The first case involved a second attempt by Lyndera Curry to seek a bond before her March 2015 trial before Senior Justice Jon Isaacs in connection with the murder last year of businessman Kurt McCartney.
However, as the judge previously stated in December when he denied her bail, he was still of the view that there was a possibility of witness interference if the 20-year-old Plantol Street was given bail.
“You have a right to appeal my decision to the Court of Appeal,” he told Curry and her lawyer, Geoffrey Farquharson.
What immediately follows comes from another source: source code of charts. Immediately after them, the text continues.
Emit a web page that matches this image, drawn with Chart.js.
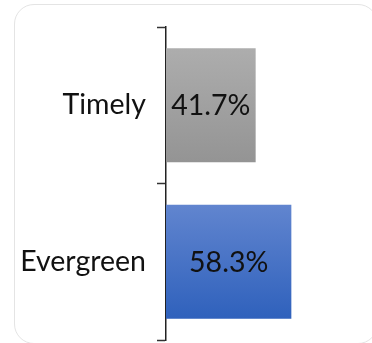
<!DOCTYPE html>
<html>
<head>
<meta charset="utf-8">
<script src="https://cdn.jsdelivr.net/npm/chart.js@4/dist/chart.umd.min.js"></script>
<style>
  html, body { margin: 0; padding: 0; background: #fff; overflow: hidden; }
  #wrap { position: relative; width: 372px; height: 343px; overflow: hidden; }
  .card {
    position: absolute; left: 14px; top: 4px; width: 364px; height: 340px;
    border: 1px solid #e4e4e4; border-radius: 20px; box-sizing: border-box;
  }
  #mixChart { position: absolute; left: 0; top: 0; }
</style>
</head>
<body>
<div id="wrap">
  <div class="card"></div>
  <canvas id="mixChart" width="390" height="343"></canvas>
</div>
<script>
// Share of content by type
const categories = ["Timely", "Evergreen"];
const shares = [41.7, 58.3];

// top / bottom gradient stops per bar
const gradTop = ["#adadad", "#6185cf"];
const gradBottom = ["#949494", "#2f61bc"];

const BAR_PCT = 0.73;
const FONT_SIZE = 28.5;

function barFill(ctx) {
  const chart = ctx.chart;
  const i = ctx.dataIndex;
  if (!chart.chartArea || !chart.scales.y) return gradTop[i];
  const y = chart.scales.y.getPixelForValue(i);
  const half = (chart.chartArea.height / categories.length) * BAR_PCT / 2;
  const g = chart.ctx.createLinearGradient(0, y - half, 0, y + half);
  g.addColorStop(0, gradTop[i]);
  g.addColorStop(1, gradBottom[i]);
  return g;
}

// value labels centred in each bar
const barLabels = {
  id: "barLabels",
  afterDatasetsDraw(chart) {
    const { ctx } = chart;
    const meta = chart.getDatasetMeta(0);
    ctx.save();
    ctx.font = FONT_SIZE + "px Lato";
    ctx.fillStyle = "#111";
    ctx.textAlign = "center";
    ctx.textBaseline = "middle";
    meta.data.forEach((bar, i) => {
      const cx = (bar.base + bar.x) / 2;
      ctx.fillText(shares[i].toFixed(1) + "%", cx, bar.y + 1);
    });
    ctx.restore();
  }
};

new Chart(document.getElementById("mixChart"), {
  type: "bar",
  data: {
    labels: categories,
    datasets: [{
      data: shares,
      backgroundColor: barFill,
      borderWidth: 0,
      barPercentage: BAR_PCT,
      categoryPercentage: 1
    }]
  },
  options: {
    indexAxis: "y",
    responsive: false,
    animation: false,
    layout: { padding: { top: 27, bottom: 3, left: 0, right: 9 } },
    plugins: { legend: { display: false }, tooltip: { enabled: false } },
    scales: {
      x: { display: false, min: 0, max: 100 },
      y: {
        afterFit(scale) {
          scale.width = 166;
          scale.paddingTop = 0;
          scale.paddingBottom = 0;
        },
        grid: {
          offset: true,
          drawOnChartArea: false,
          tickLength: 9,
          tickWidth: 1.5,
          tickColor: "#333"
        },
        border: { display: true, color: "#222", width: 1.5 },
        ticks: {
          color: "#111",
          padding: 11,
          font: { family: "Lato", size: FONT_SIZE }
        }
      }
    }
  },
  plugins: [barLabels]
});
</script>
</body>
</html>
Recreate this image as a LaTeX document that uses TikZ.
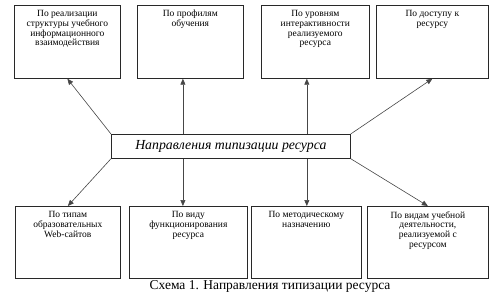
\documentclass[tikz,border=0pt]{standalone}
\usepackage{fontspec}
\setmainfont{Liberation Serif}
\usepackage{xcolor}
\usepackage{tikz}
\usetikzlibrary{arrows.meta, calc}
\definecolor{mydark}{RGB}{40,40,40}
\definecolor{mygray}{RGB}{70,70,70}
\newcommand{\boxtext}[3]{\parbox[c][#2][t]{#1}{\centering\vspace{5pt}#3}}
\tikzset{
  catbox/.style={rectangle, draw=mydark, fill=white, inner sep=0pt,
    anchor=north west, line width=0.7pt,
    font=\fontsize{9.5}{9.8}\selectfont},
  mainbox/.style={rectangle, draw=mydark, fill=white, inner sep=0pt,
    anchor=north west, minimum width=239pt, minimum height=24pt,
    line width=0.7pt, font=\fontsize{13.8}{15}\selectfont\itshape},
  arrow/.style={-{Triangle[length=6pt,width=5pt]}, line width=0.6pt, color=mygray}
}

\begin{document}
\begin{tikzpicture}[x=1pt, y=-1pt]
  \useasboundingbox (0,0) rectangle (498,295);
  % central box
  \node[mainbox] (centre) at (111,134) {Направления типизации ресурса};
  % top row
  \node[catbox] (real) at (14,5) {\boxtext{106pt}{73pt}{По реализации\\ структуры учебного\\ информационного\\ взаимодействия}};
  \node[catbox] (prof) at (137,5) {\boxtext{106pt}{73pt}{По профилям\\ обучения}};
  \node[catbox] (inter) at (261,5) {\boxtext{108pt}{73pt}{По уровням\\ интерактивности\\ реализуемого\\ ресурса}};
  \node[catbox] (access) at (376,5) {\boxtext{112pt}{73pt}{По доступу к\\ ресурсу}};
  % bottom row
  \node[catbox] (sites) at (15,206) {\boxtext{105pt}{72pt}{По типам\\ образовательных\\ Web-сайтов}};
  \node[catbox] (func) at (129,206) {\boxtext{118pt}{72pt}{По виду\\ функционирования\\ ресурса}};
  \node[catbox] (method) at (251,206) {\boxtext{110pt}{72pt}{По методическому\\ назначению}};
  \node[catbox] (activ) at (367,206) {\boxtext{121pt}{72pt}{По видам учебной\\ деятельности,\\ реализуемой с\\ ресурсом}};
  % anchor points on the central box
  \coordinate (tl) at ($(centre.north west)!0.3!(centre.north east)$);
  \coordinate (tr) at ($(centre.north west)!0.817!(centre.north east)$);
  \coordinate (bl) at ($(centre.south west)!0.3!(centre.south east)$);
  \coordinate (br) at ($(centre.south west)!0.817!(centre.south east)$);
  % connectors
  \draw[arrow] (centre.north west) -- (real.south);
  \draw[arrow] (tl) -- (tl |- prof.south);
  \draw[arrow] (tr) -- (tr |- inter.south);
  \draw[arrow] (centre.north east) -- (access.south);
  \draw[arrow] (centre.south west) -- (sites.north);
  \draw[arrow] (bl) -- (bl |- func.north);
  \draw[arrow] (br) -- (br |- method.north);
  \draw[arrow] (centre.south east) -- (activ.north);
  % caption
  \node[font=\fontsize{13.5}{15}\selectfont] (caption) at (270,286) {Схема 1. Направления типизации ресурса};
\end{tikzpicture}
\end{document}
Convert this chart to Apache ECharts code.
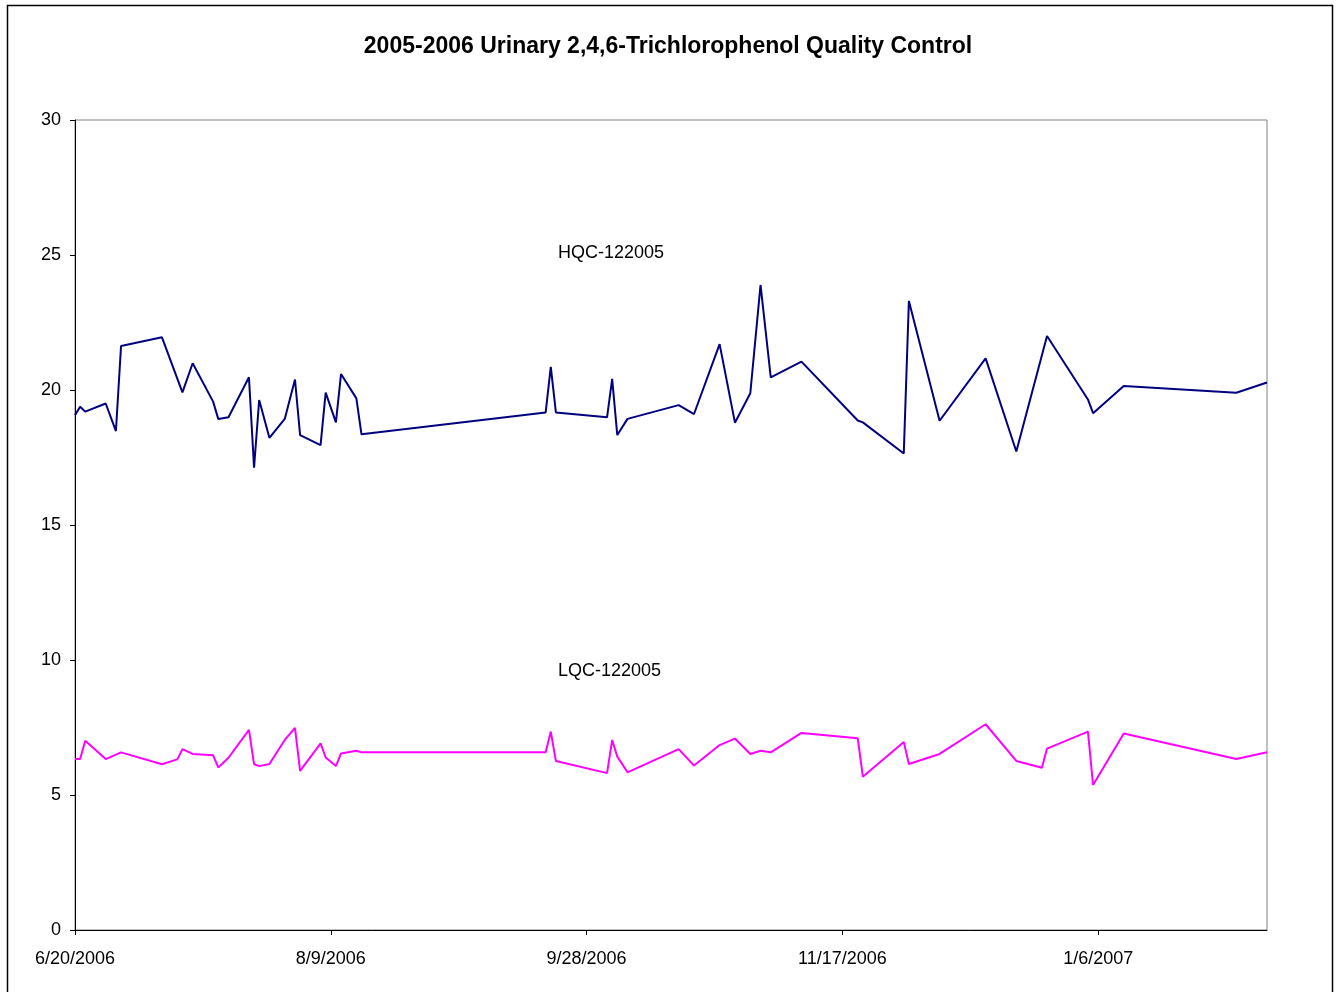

Curry is charged, along with Sumya Ingraham, 26, also of Plantol Street, Thorne Edwards, 23, and Okell Farrington, 31, of Pinewood Gardens. They are alleged to have intentionally caused the death of Richard Kurt McCartney on October 24, 2013.
They were also charged with armed robbery. It is claimed that while armed with a handgun, they robbed McCartney of his 2007 Hummer vehicle, valued at $37,000.
McCartney, the brother of DNA leader Branville McCartney, was shot and killed in Gambier Village. His Hummer was discovered by police a few hours after his death east of the Traveller’s Rest restaurant. The accused were not required to enter a plea to either of the charges and were remanded to Her Majesty’s Prison.
A fifth person, 42-year-old Terry Delancy, the owner of Virgo Car Rental, was charged with being an accessory after the fact. He is accused of enabling Curry, Ingraham, Edwards and Farrington to avoid due process of the law. He pleaded not guilty to the charge.
Delancy was granted $15,000 bail with one surety. He was ordered to be electronically monitored.
In the second matter before Senior Justice Isaacs, Mr Farquharson was further informed that his client, Adrian Stubbs, would be denied bail because there had been no unreasonable delays in the handling of his case.
Stubbs, 22, faces three counts each of armed robbery and attempted murder – and a single charge of receiving in connection with the shooting and robbery of a College of the Bahamas assistant professor and her son inside their home on February 11.
It is alleged that on the day in question he attempted to kill Judith, Martin and Moses Blair while robbing the family of $2,100 cash, a laptop, a $700 Samsung cellphone, a wallet that held a driver’s licence and Canadian citizenship card and a red bag worth $90.
He is further alleged to have received the laptop belonging to Judith Blair.
Mrs Blair, 68, and her son Marvin, 34, were shot when two masked gunmen broke into their home as she was tutoring her 14-year-old grandson around 2:30pm. The gunmen made off with cash and other items after the shooting.
Mrs Blair was shot in her stomach while her son was shot in his torso, which required immediate medical attention.